To state it plainly, clarity must be established before the conversation begins. Confidence must be built before the first visit to the dealership. And trust must be earned before they’ll ever commit to becoming a lead.
When any one of those elements is missing, the outcome is predictable. Slower decision-making. Lower conversion. Customers who looked like legitimate buyers on the surface but were never truly “in market” with you because clarity, confidence and trust were never established upstream.
This is the strain I hear dealerships explaining to me today.
Their closing skills aren’t compromised. It’s just that the conditions required for a customer to be ready to buy are being shaped earlier than the model was built to support. And that is the gap this Handbook helps us see more clearly than we have in years.
This is one of those opportunities where the conversation around the dealership of the future becomes more practical.
If the journey is starting earlier, if trust is being evaluated sooner, and if customers are working through their barriers before they ever engage, then the dealerships that win will be the ones that design for that reality. Not by abandoning relationships, but by building them differently and through the experiences they create before, during, and after the sale.
That’s the opportunity this Handbook puts in front of us.
It offers dealers and manufacturers a clearer view into how today’s customer thinks, what they need, and where they get stuck. It shows us where expectations are being set, and where we have the chance to meet them with greater clarity, stronger communication, and a more intentional experience.

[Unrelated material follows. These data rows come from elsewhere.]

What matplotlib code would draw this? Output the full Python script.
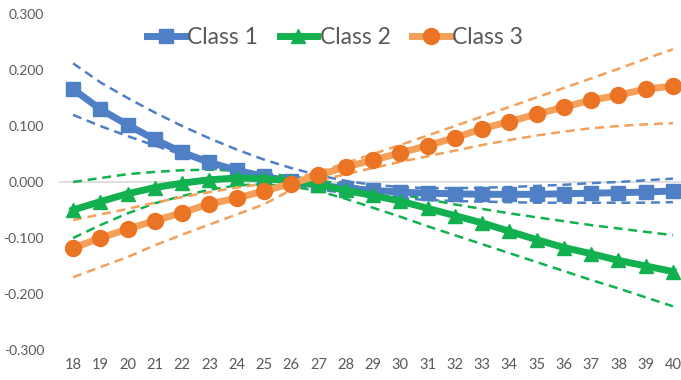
import numpy as np
import matplotlib.pyplot as plt

# age categories on the x axis
ages = list(range(18, 41))

# class 1: estimate with upper / lower bounds
class1 = [0.166, 0.130, 0.102, 0.076, 0.053, 0.035, 0.021, 0.010, 0.001, -0.006, -0.011, -0.015,
          -0.018, -0.020, -0.021, -0.022, -0.022, -0.022, -0.021, -0.020, -0.019, -0.018, -0.016]
class1Upper = [0.212, 0.178, 0.150, 0.124, 0.100, 0.078, 0.058, 0.040, 0.025, 0.012, 0.002, -0.005,
               -0.009, -0.011, -0.011, -0.010, -0.009, -0.007, -0.005, -0.002, 0.000, 0.003, 0.006]
class1Lower = [0.120, 0.100, 0.082, 0.065, 0.049, 0.034, 0.020, 0.007, -0.004, -0.013, -0.020, -0.025,
               -0.029, -0.032, -0.034, -0.035, -0.036, -0.037, -0.037, -0.037, -0.037, -0.037, -0.036]

# class 2
class2 = [-0.050, -0.035, -0.021, -0.010, -0.002, 0.004, 0.007, 0.006, 0.002, -0.005, -0.015, -0.024,
          -0.034, -0.047, -0.060, -0.073, -0.088, -0.103, -0.117, -0.128, -0.140, -0.150, -0.160]
class2Upper = [0.000, 0.007, 0.014, 0.018, 0.021, 0.022, 0.020, 0.016, 0.010, 0.003, -0.005, -0.013,
               -0.022, -0.031, -0.040, -0.048, -0.056, -0.063, -0.070, -0.077, -0.083, -0.089, -0.095]
class2Lower = [-0.100, -0.077, -0.056, -0.038, -0.025, -0.014, -0.006, -0.004, -0.008, -0.016, -0.030, -0.046,
               -0.062, -0.079, -0.095, -0.111, -0.127, -0.143, -0.159, -0.175, -0.190, -0.206, -0.222]

# class 3
class3 = [-0.118, -0.100, -0.084, -0.069, -0.055, -0.039, -0.029, -0.016, -0.003, 0.012, 0.027, 0.039,
          0.052, 0.065, 0.079, 0.095, 0.108, 0.121, 0.134, 0.146, 0.155, 0.166, 0.171]
class3Upper = [-0.068, -0.058, -0.048, -0.037, -0.027, -0.018, -0.010, -0.003, 0.005, 0.018, 0.034, 0.050,
               0.066, 0.083, 0.100, 0.117, 0.134, 0.151, 0.168, 0.185, 0.202, 0.220, 0.237]
class3Lower = [-0.170, -0.152, -0.134, -0.113, -0.094, -0.076, -0.058, -0.040, -0.014, 0.002, 0.014, 0.025,
               0.036, 0.046, 0.056, 0.066, 0.075, 0.083, 0.090, 0.096, 0.100, 0.103, 0.105]

yTicks = [-0.3, -0.2, -0.1, 0.0, 0.1, 0.2, 0.3]
yTickLabels = ['-0.300', '-0.200', '-0.100', '0.000', '0.100', '0.200', '0.300']

plt.rcParams['font.family'] = ['Lato', 'DejaVu Sans']
textColour = '#595959'

fig = plt.figure(figsize=(6.81, 3.8), dpi=100)
ax = fig.add_axes([59.4 / 681, 30 / 380, 627.2 / 681, 336 / 380])

# zero line
ax.axhline(0, color='#d9d9d9', lw=1.2, zorder=1)

dashStyle = dict(lw=1.8, dashes=(3.6, 2.3))

# (values, upper, lower, line colour, marker colour, marker, size, label)
series = [
    (class1, class1Upper, class1Lower, '#4f7fc4', '#4f7fc4', 's', 10.5, 'Class 1'),
    (class2, class2Upper, class2Lower, '#12b04e', '#12b04e', '^', 10.5, 'Class 2'),
    (class3, class3Upper, class3Lower, '#f4a05a', '#ea7423', 'o', 11.5, 'Class 3'),
]

handles = []
for vals, upper, lower, lineCol, markCol, mk, ms, name in series:
    ax.plot(ages, upper, color=lineCol, zorder=3, **dashStyle)
    ax.plot(ages, lower, color=lineCol, zorder=3, **dashStyle)
    h, = ax.plot(ages, vals, color=lineCol, lw=5, marker=mk, markersize=ms,
                 markerfacecolor=markCol, markeredgecolor=markCol, zorder=4, label=name)
    handles.append(h)

ax.set_xlim(17.5, 40.5)
ax.set_ylim(-0.3, 0.3)
ax.set_xticks(ages, [str(a) for a in ages])
ax.set_yticks(yTicks, yTickLabels)
ax.tick_params(length=0, labelsize=10.5, colors=textColour, pad=6)
ax.tick_params(axis='y', labelsize=10, pad=11)

# no borders
for s in ['top', 'bottom', 'left', 'right']:
    ax.spines[s].set_visible(False)

leg = fig.legend(handles=handles, loc='center', bbox_to_anchor=(335 / 681, 1 - 38 / 380),
                 ncol=3, frameon=False, fontsize=16.5, handlelength=1.65, columnspacing=0.95,
                 handletextpad=0.1, labelcolor=textColour)

plt.savefig('out.png', dpi=100)
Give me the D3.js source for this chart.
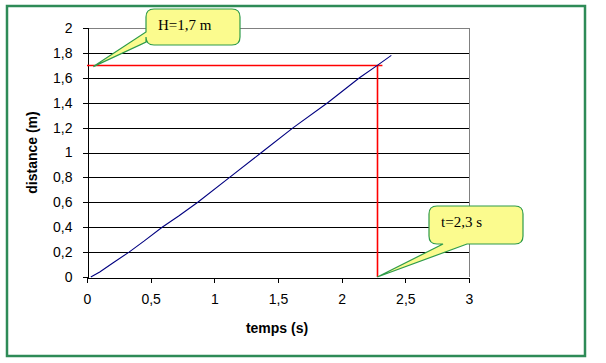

Discover Boating is doing its part to bring new customers into the market and to better understand how they behave. This Handbook is just one piece of evidence of that commitment.
The question now is whether we will match that effort.
We now have the evidence. We have a Handbook that clearly identifies who today’s customer is, what they need, and how to connect with them.
The dealerships that grow from here will be the ones that use it. The ones that design experiences that build confidence, remove friction, and earn the relationship long before the conversation ever starts.